Gummer wrong on Paris planning

While John Gummer (Planning Comment October 19th) rightly praises the role planning has played in moving London forward through a series of 'grand projects' he is wrong to argue that 'planners in Paris could never have pulled them off.'

In a recent study tour to Paris our TEN Group found out how in Paris Rive Gauche the railway tracks into the Gare de’Austerlitz have been built over to create a mixed use development that outstrips anything in London.

Similarly in Plain Commun St Denis to the North of Paris, new offices adjoining the French national stadium beyond the Peripherique ring road are helping to finance new housing, most of it ‘rent to buy’. Eight local authorities have pooled their planning teams under a single director.

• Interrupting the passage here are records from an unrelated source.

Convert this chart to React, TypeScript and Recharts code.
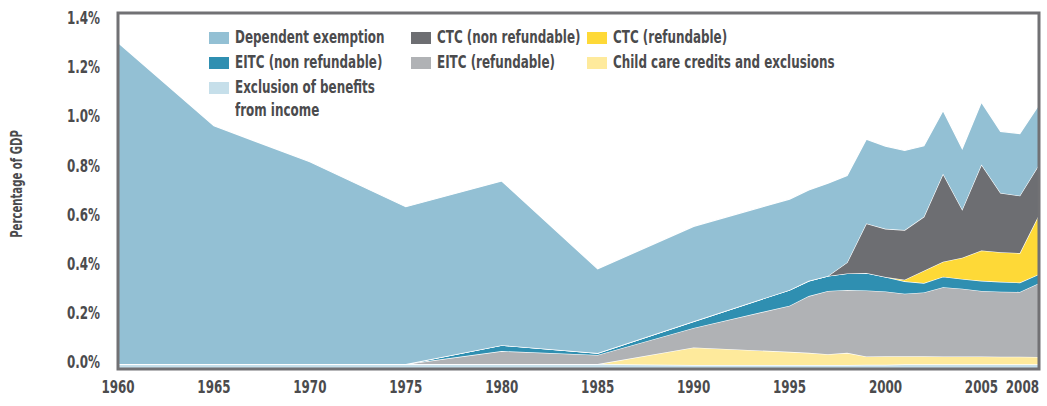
import React from "react";
import { AreaChart, Area, XAxis, YAxis, ReferenceArea } from "recharts";

const FONT = '"Liberation Sans Narrow", "Arial Narrow", "DejaVu Sans Condensed", sans-serif';
const TEXT = "#4b4b4d";
// no condensed face is installed, so squeeze the glyphs horizontally
const SQUEEZE = 0.78;

// years with a data point (5-year steps early on, annual from 1995)
const years = [
  1960, 1965, 1970, 1975, 1980, 1985, 1990,
  1995, 1996, 1997, 1998, 1999, 2000,
  2001, 2002, 2003, 2004, 2005, 2006, 2007, 2008,
];

// percent of GDP, stacked bottom to top
const exclusion = [
  0.02, 0.02, 0.02, 0.02, 0.02, 0.02, 0.016,
  0.016, 0.016, 0.016, 0.016, 0.017, 0.017,
  0.019, 0.019, 0.019, 0.019, 0.019, 0.019, 0.019, 0.019,
];
const childCare = [
  0, 0, 0, 0, 0, 0, 0.072,
  0.054, 0.05, 0.044, 0.05, 0.034, 0.035,
  0.033, 0.033, 0.032, 0.032, 0.032, 0.031, 0.031, 0.03,
];
const eitcRefundable = [
  0, 0, 0, 0, 0.053, 0.037, 0.079,
  0.188, 0.231, 0.258, 0.256, 0.269, 0.264,
  0.255, 0.26, 0.282, 0.276, 0.267, 0.265, 0.264, 0.3,
];
const eitcNonRefundable = [
  0, 0, 0, 0, 0.024, 0.008, 0.027,
  0.064, 0.062, 0.061, 0.067, 0.071, 0.059,
  0.05, 0.038, 0.043, 0.04, 0.041, 0.04, 0.038, 0.037,
];
const ctcRefundable = [
  0, 0, 0, 0, 0, 0, 0,
  0, 0, 0, 0, 0, 0,
  0.007, 0.05, 0.061, 0.086, 0.124, 0.121, 0.12, 0.242,
];
const ctcNonRefundable = [
  0, 0, 0, 0, 0, 0, 0,
  0, 0, 0, 0.045, 0.202, 0.196,
  0.202, 0.22, 0.358, 0.197, 0.35, 0.241, 0.234, 0.204,
];
const dependentExemption = [
  1.31, 0.971, 0.824, 0.641, 0.669, 0.343, 0.387,
  0.37, 0.37, 0.378, 0.354, 0.343, 0.337,
  0.324, 0.289, 0.258, 0.248, 0.254, 0.251, 0.253, 0.245,
];

const tickYears = [1960, 1965, 1970, 1975, 1980, 1985, 1990, 1995, 2000, 2005, 2008];
const yTicks = [0, 0.2, 0.4, 0.6, 0.8, 1.0, 1.2, 1.4];

const series = [
  { key: "exclusion", name: "Exclusion of benefits from income", values: exclusion, color: "#c6dfea" },
  { key: "childCare", name: "Child care credits and exclusions", values: childCare, color: "#feea9c" },
  { key: "eitcRef", name: "EITC (refundable)", values: eitcRefundable, color: "#b0b2b5" },
  { key: "eitcNon", name: "EITC (non refundable)", values: eitcNonRefundable, color: "#2f8fb1" },
  { key: "ctcRef", name: "CTC (refundable)", values: ctcRefundable, color: "#fed937" },
  { key: "ctcNon", name: "CTC (non refundable)", values: ctcNonRefundable, color: "#6d6e72" },
  { key: "depEx", name: "Dependent exemption", values: dependentExemption, color: "#93c0d4" },
];

// legend reads row by row, three columns
const legendOrder = ["depEx", "ctcNon", "ctcRef", "eitcNon", "eitcRef", "childCare", "exclusion"];

const data = years.map((year, i) => {
  const row: Record<string, number> = { year };
  series.forEach((s) => {
    row[s.key] = s.values[i];
  });
  return row;
});

const YTick = ({ x, y, payload }: any) => (
  <g transform={`translate(${x},${y - 1})`}>
    <text transform={`scale(${SQUEEZE},1)`} textAnchor="end" fill={TEXT} fontSize={17} fontWeight={700} fontFamily={FONT}>
      {`${Number(payload.value).toFixed(1)}%`}
    </text>
  </g>
);

const XTick = ({ x, y, payload, index }: any) => (
  <g transform={`translate(${x},${y})`}>
    <text
      transform={`scale(${SQUEEZE},1)`}
      dy="0.71em"
      textAnchor={index === tickYears.length - 1 ? "end" : "middle"}
      fill={TEXT}
      fontSize={17}
      fontWeight={700}
      fontFamily={FONT}
    >
      {String(payload.value)}
    </text>
  </g>
);

function ChartLegend() {
  return (
    <div
      style={{
        position: "absolute",
        left: 209,
        top: 26,
        display: "grid",
        gridTemplateColumns: "202px 176px 260px",
        rowGap: 2,
        fontFamily: FONT,
        fontWeight: 700,
        fontSize: 17,
        lineHeight: "23px",
        color: TEXT,
      }}
    >
      {legendOrder.map((k) => {
        const s = series.find((d) => d.key === k)!;
        return (
          <div key={k} style={{ display: "flex", alignItems: "flex-start", minWidth: 0 }}>
            <span
              style={{ width: 20, height: 12, marginTop: 6, marginRight: 6, background: s.color, flex: "none" }}
            />
            <span
              style={{
                display: "inline-block",
                transform: `scaleX(${SQUEEZE})`,
                transformOrigin: "left top",
                whiteSpace: k === "exclusion" ? "normal" : "nowrap",
                width: k === "exclusion" ? 200 : undefined,
                flex: "none",
              }}
            >
              {s.name}
            </span>
          </div>
        );
      })}
    </div>
  );
}

export default function App() {
  return (
    <div style={{ position: "absolute", left: 0, top: 0, width: 1047, height: 406, background: "#fff", overflow: "hidden" }}>
      <AreaChart width={1047} height={406} data={data} margin={{ top: 13, right: 8, bottom: 0, left: 0 }}>
        <XAxis
          dataKey="year"
          type="number"
          domain={[1960, 2008]}
          ticks={tickYears}
          interval={0}
          height={37}
          tickSize={0}
          tickMargin={12}
          axisLine={false}
          tickLine={false}
          tick={<XTick />}
        />
        <YAxis
          type="number"
          domain={[0, 1.45]}
          ticks={yTicks}
          interval={0}
          width={118}
          tickSize={0}
          tickMargin={18}
          axisLine={false}
          tickLine={false}
          tick={<YTick />}
        />
        {series.map((s) => (
          <Area
            key={s.key}
            type="linear"
            dataKey={s.key}
            name={s.name}
            stackId="a"
            fill={s.color}
            fillOpacity={1}
            stroke="#ffffff"
            strokeWidth={1.2}
            dot={false}
            activeDot={false}
            isAnimationActive={false}
          />
        ))}
        <ReferenceArea x1={1960} x2={2008} y1={0} y2={1.45} fill="none" stroke="#717174" strokeWidth={3} />
      </AreaChart>
      <ChartLegend />
      <div
        style={{
          position: "absolute",
          left: 17,
          top: 184,
          transform: "translate(-50%, -50%) rotate(-90deg) scaleX(0.75)",
          whiteSpace: "nowrap",
          fontFamily: FONT,
          fontWeight: 700,
          fontSize: 15,
          color: TEXT,
        }}
      >
        Percentage of GDP
      </div>
    </div>
  );
}
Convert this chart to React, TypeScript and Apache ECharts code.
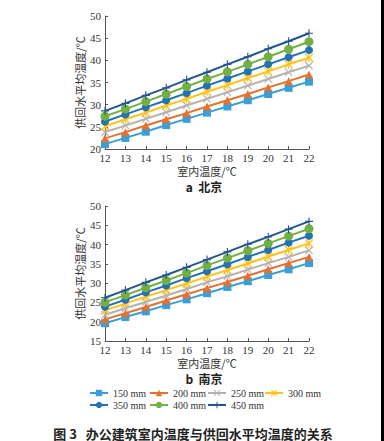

The RER already criss-crosses Paris, high speed connections are open to all the French provincial cities, and no less than eight new tramlines are under construction connecting up poorer suburbs with jobs and services.
French strategic planning in Greater Paris (the Ile de France) is still alive and well, backed up by the use of the Societe Mixte to mobilise investment in infrastructure. New light rail projects are  supported by a charge on employer payrolls, the Versement Transport, while poorer areas can tap into the French state infrastructure bank the Caisse des Depots.

The whole process seems more predictable, and possibly much less costly than the British ‘stop go’ system, and a proper comparison could help us use limited resources much more effectively.